The 1st Minnesota Infantry Battalion was an infantry battalion that served in the Union Army in the Eastern Theater of the American Civil War.

== History ==

=== Early service ===

The 1st Minnesota Infantry Battalion was mustered into service on April 29, 1864, at Fort Snelling, Minnesota, and was originally formed by soldiers of the disbanded 1st Minnesota Infantry Regiment who had reenlisted into U.S. service. These veterans formed two companies that became the nucleus of the 1st Minnesota Battalion. They were soon joined by more companies.

=== Later service ===

In May 1864, the battalion was ordered to Washington D.C. On 1 June the battalion was temporarily consolidated with the 38th Wisconsin Infantry Regiment and assigned to the Provisional Brigade of Brigadier General John J. Abercrombie. Afterwards they moved to Virginia to join the Army of the Potomac and participate in the Siege of Petersburg under Captain James C. Farwell. On March 19, 1865, men of the 2nd Company of Minnesota Sharpshooters whose terms had not expired, transferred to the battalion. The unit then participated in the Appomattox Campaign assigned to the 1st Brigade, 2nd Division, 2nd Corps. They were commanded by Captain Frank Houston. Following Confederate General Robert E. Lee’s surrender on April 9, 1865, at Appomattox Courthouse, Virginia, the battalion took part in the Grand Review of the Army of the Potomac in Washington D.C. They were mustered out on July 14, 1865, in Jeffersonville, Indiana.

== Detailed service ==

Veterans and Recruits of 1st Minnesota Infantry Regiment organized into two Companies as 1st Minnesota Battalion Infantry at Fort Snelling, Minn., and were on duty there until May 16.

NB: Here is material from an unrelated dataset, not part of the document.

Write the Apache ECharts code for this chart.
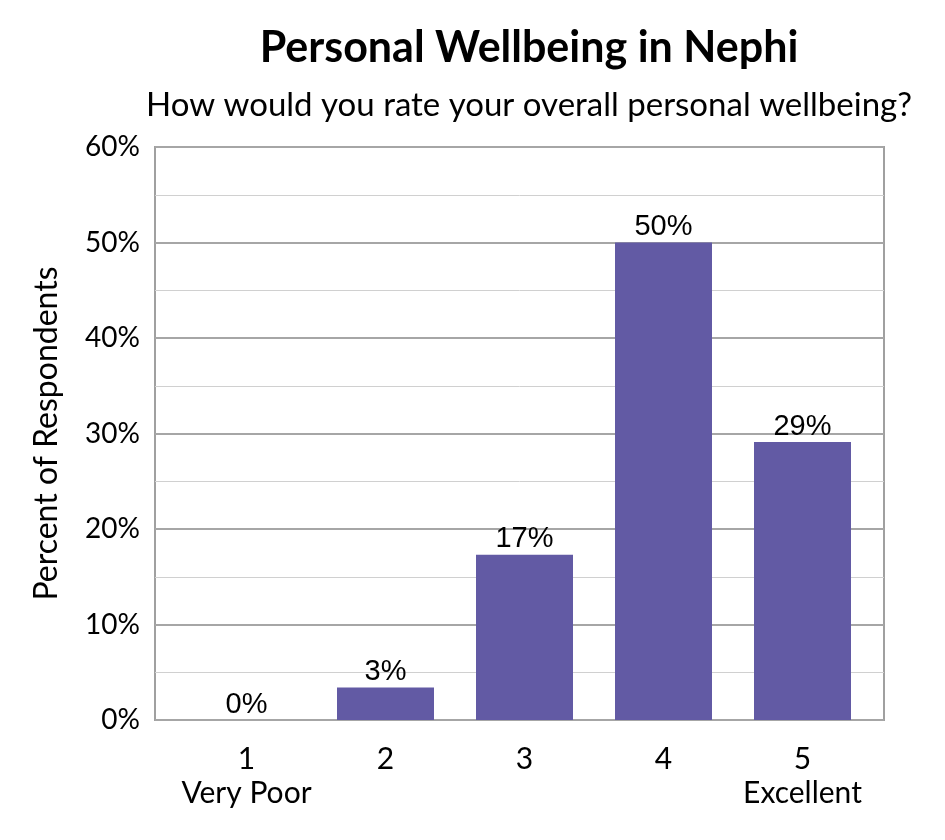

Moved to Washington, D. C., May 16–22, thence to White House May 30-June 1. Assigned to 1st Brigade, 2nd Division, 2nd Army Corps, and joined Brigade at Cold Harbor, Va., June 12. Moved to Petersburg, Va., July 12–15.

Assaults on Petersburg June 16–18. Siege of Petersburg June 16, 1864, to April 2, 1865. Jerusalem Plank Road June 22–23, 1864. Demonstration north of the James July 27–29. Deep Bottom July 27–28. Demonstration north of the James August 13–20. Strawberry Plains August 14–18. Weldon Railroad August 25. Boydton Plank Road, Hatcher's Run, October 27–29. Raid on Weldon Railroad December 7–11. Dabney's Mills, Hatcher's Run, February 5–7, 1865. Watkins' House March 25.

Appomattox Campaign March 28-April 9. Hatcher's Run, Boydton Road, March 29–31. Crow's House March 31. Sutherland Station and fall of Petersburg April 2. Pursuit of Lee April 3–9. Sailor's Creek April 6. High Bridge and Farmville April 7. Appomattox Court House April 9. Surrender of Lee and his army.

March to Washington, D. C., May 2–12. Grand Review May 23. Moved to Louisville June 6–9, and duty there till July 15. Mustered out July 15, 1865.